Does this sound familiar? Have you seen this movie before? Love across and despite social differences is the kind of adversity that imparts these stories with an enduring quality. In this sense, Titanic archives immortality because it is about class differences and Jack’s frozen death at the end—a dual recipe.
Power differences manifest in various shapes and forms in relatiosnhps: interracial, intergenerational, or interclass. Unlike Hadrian and Antinos, where age was the main difference in the relationship, Isadora and Hapi had to contend with another set of challenges. Interestingly, heterosexual love itself spans the gender divide. By contemporary standards, this relationship can be seen as interracial (a Greek and an Egyptian), interclass (social strata), and unequivocally heterosexual.

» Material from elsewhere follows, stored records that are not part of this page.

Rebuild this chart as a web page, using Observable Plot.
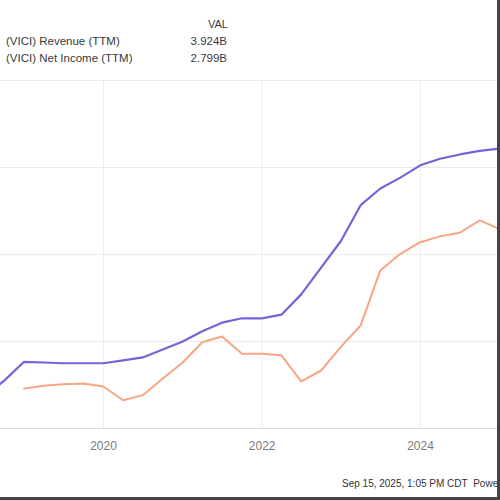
<!DOCTYPE html>
<html><head><meta charset="utf-8">
<script src="https://cdn.jsdelivr.net/npm/d3@7"></script>
<script src="https://cdn.jsdelivr.net/npm/@observablehq/plot@0.6"></script>
<style>
body{margin:0;background:#fff;font-family:"Liberation Sans",Arial,sans-serif;}
#wrap{position:relative;width:500px;height:500px;overflow:hidden;background:#fff;}
#inner{position:absolute;left:0;top:0;width:497px;height:497px;overflow:hidden;}
.t{position:absolute;white-space:nowrap;color:#3a3a3a;font-size:11.5px;line-height:14px;}
#chart{position:absolute;left:0;top:70px;}
#caption{position:absolute;left:342px;top:478px;font-size:10px;line-height:12px;color:#333;white-space:nowrap;}
.bd{position:absolute;background:#444;}
</style></head>
<body>
<div id="wrap"><div id="inner">
  <div id="legend"></div>
  <div id="chart"></div>
  <div id="caption"></div>
</div>
<div class="bd" style="left:497px;top:0;width:3px;height:500px"></div>
<div class="bd" style="left:0;top:497px;width:500px;height:3px"></div>
</div>
<script>
const quarters = ["2018-06-30","2018-09-30","2018-12-31","2019-03-31","2019-06-30","2019-09-30","2019-12-31",
  "2020-03-31","2020-06-30","2020-09-30","2020-12-31","2021-03-31","2021-06-30","2021-09-30","2021-12-31",
  "2022-03-31","2022-06-30","2022-09-30","2022-12-31","2023-03-31","2023-06-30","2023-09-30","2023-12-31",
  "2024-03-31","2024-06-30","2024-09-30","2024-12-31"];
const revenue = [0.44,0.66,0.92,0.91,0.90,0.90,0.90,0.94,0.98,1.09,1.20,1.34,1.46,1.52,1.52,1.57,1.85,2.22,2.59,3.08,3.31,3.46,3.63,3.72,3.78,3.83,3.86];
const netIncome = [null,null,0.55,0.59,0.61,0.62,0.58,0.39,0.46,0.69,0.91,1.19,1.27,1.03,1.03,1.01,0.65,0.80,1.13,1.42,2.18,2.41,2.57,2.65,2.70,2.87,2.75];
const seriesNames = ["(VICI) Revenue (TTM)","(VICI) Net Income (TTM)"];
const seriesValues = ["3.924B","2.799B"];
const seriesColors = ["#7464d8","#f8a582"];
const valHeader = "VAL";
const yGrid = [1.2,2.4,3.6,4.8];
const xTickYears = ["2020-01-01","2022-01-01","2024-01-01"];
const xDomain = ["2018-09-13","2024-12-21"];
const captionText = "Sep 15, 2025, 1:05 PM CDT\u00a0\u00a0Powered by YCHARTS";

// legend
const leg = document.getElementById("legend");
function addText(txt, left, top, width, align, size){
  const d = document.createElement("div");
  d.className = "t";
  d.textContent = txt;
  d.style.left = left + "px"; d.style.top = top + "px";
  if (width != null) { d.style.width = width + "px"; d.style.textAlign = align; }
  if (size) d.style.fontSize = size + "px";
  leg.appendChild(d);
}
addText(valHeader, 0, 17, 228, "right", 11);
seriesNames.forEach((n,i)=>{
  addText(n, 6, 34 + i*17, null, null);
  addText(seriesValues[i], 0, 34 + i*17, 227, "right");
});
document.getElementById("caption").textContent = captionText;

const parse = d3.utcParse("%Y-%m-%d");
const rev = quarters.map((q,i)=>({date: parse(q), value: revenue[i]}));
const ni = quarters.map((q,i)=>({date: parse(q), value: netIncome[i]})).filter(d=>d.value!=null);

const plot = Plot.plot({
  width: 497,
  height: 390,
  marginTop: 10,
  marginBottom: 32,
  marginLeft: 0,
  marginRight: 0,
  style: {fontFamily: "Liberation Sans, Arial, sans-serif", fontSize: "12px", color: "#7a7a7a", background: "transparent"},
  x: {type: "utc", domain: xDomain.map(parse), ticks: xTickYears.map(parse), tickFormat: "%Y", tickSize: 0, tickPadding: 13, label: null},
  y: {domain: [0, 4.8], axis: null},
  marks: [
    Plot.ruleY(yGrid, {stroke: "#ebebeb", strokeWidth: 1}),
    Plot.ruleX(xTickYears.map(parse), {stroke: "#efefef", strokeWidth: 1}),
    Plot.ruleY([0], {stroke: "#dcdcdc", strokeWidth: 1}),
    Plot.lineY(ni, {x: "date", y: "value", stroke: seriesColors[1], strokeWidth: 2, clip: true}),
    Plot.lineY(rev, {x: "date", y: "value", stroke: seriesColors[0], strokeWidth: 2.2, clip: true})
  ]
});
document.getElementById("chart").appendChild(plot);
</script>
</body></html>
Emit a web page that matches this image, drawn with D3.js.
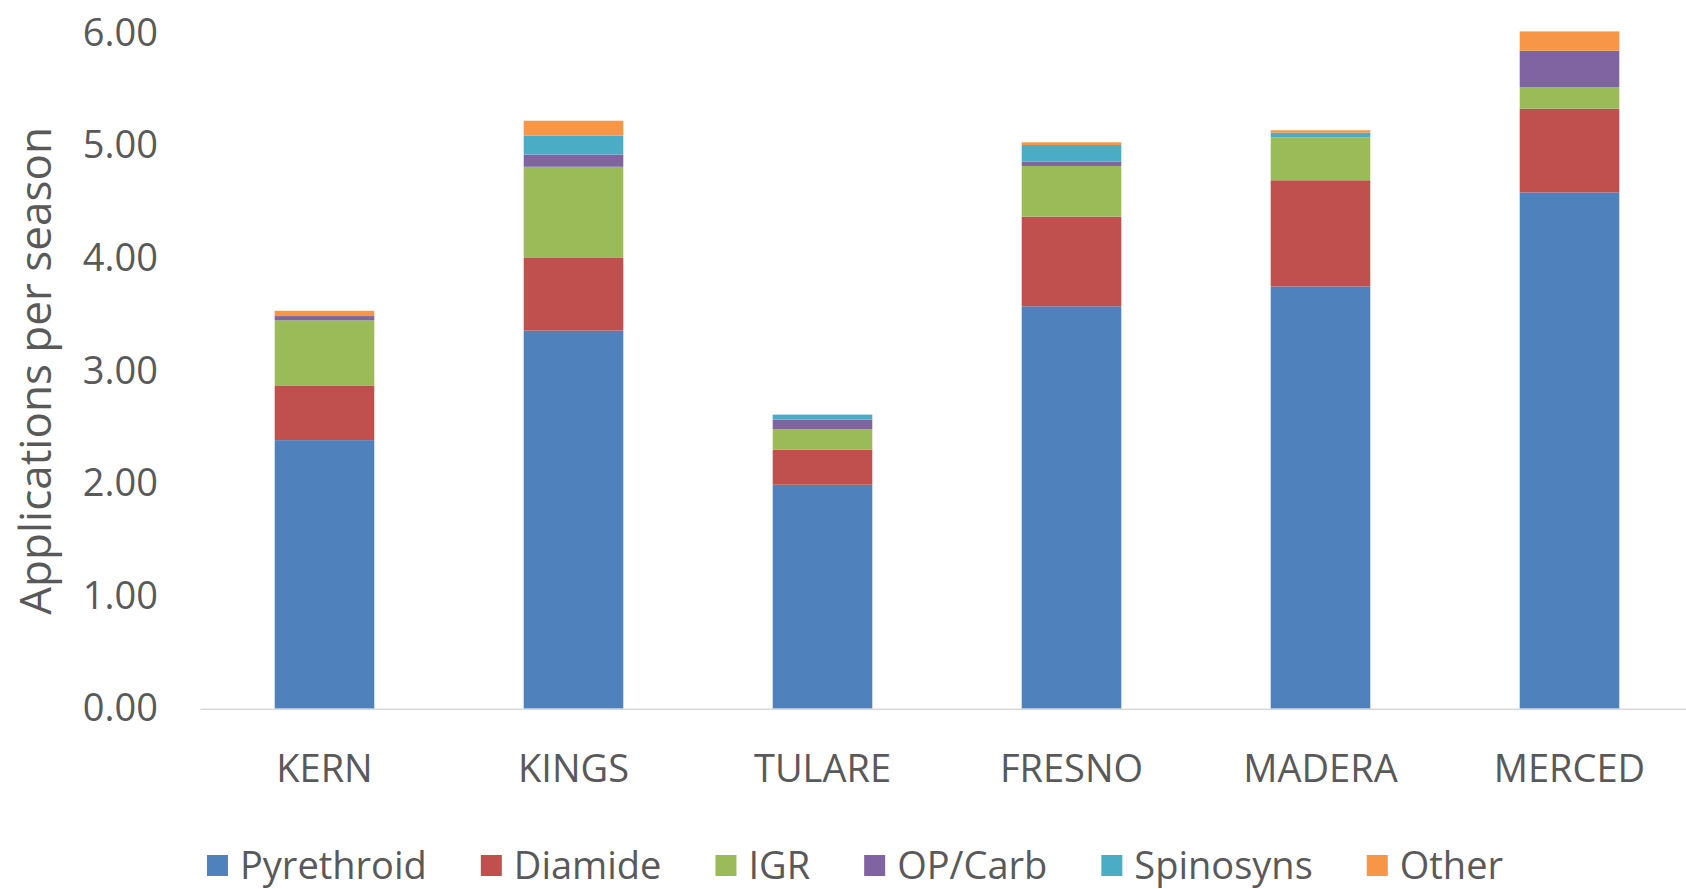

Unlike the site of Antinous’s death, which remained unknown to me while I lived in Egypt, I had visited Isadora's tomb a few times in my younger years. The tomb of Isadora is widely known. Her mummy lies there, a body that survived 2,000 years, venerated as a ‘the martyr of love.’ Women from nearby villages still come to seek blessings from her, especially those wanting to increase their chances of fertility. They practice lying and rolling down the sand dune to open themselves to love. The legend lives, but will it survive the encroaching modernity?
So you see, my dear reader, many factors make a love story eternal. The two stories come from the same time and place. Same-sex desire is part of why one is well-known and the other isn’t. The usual suspects: age, race, class, and sexual orientation could either make the relationship more or less spicy, make people want to erase the narrative deliberately, or just simply misread and misunderstand it. Then there's the question of who writes the story and who can relate to and identify with it. Who will legendise which narrative and how does it play on audience sensibilities. An ancient love story could become adopted locally or travel internationally.
Finally, we can't forget the role of death rituals and how much the bereaved makes a spectacle of the loss. If your lover doesn’t build a city in your name and put your face on banknotes, you know it’s not real.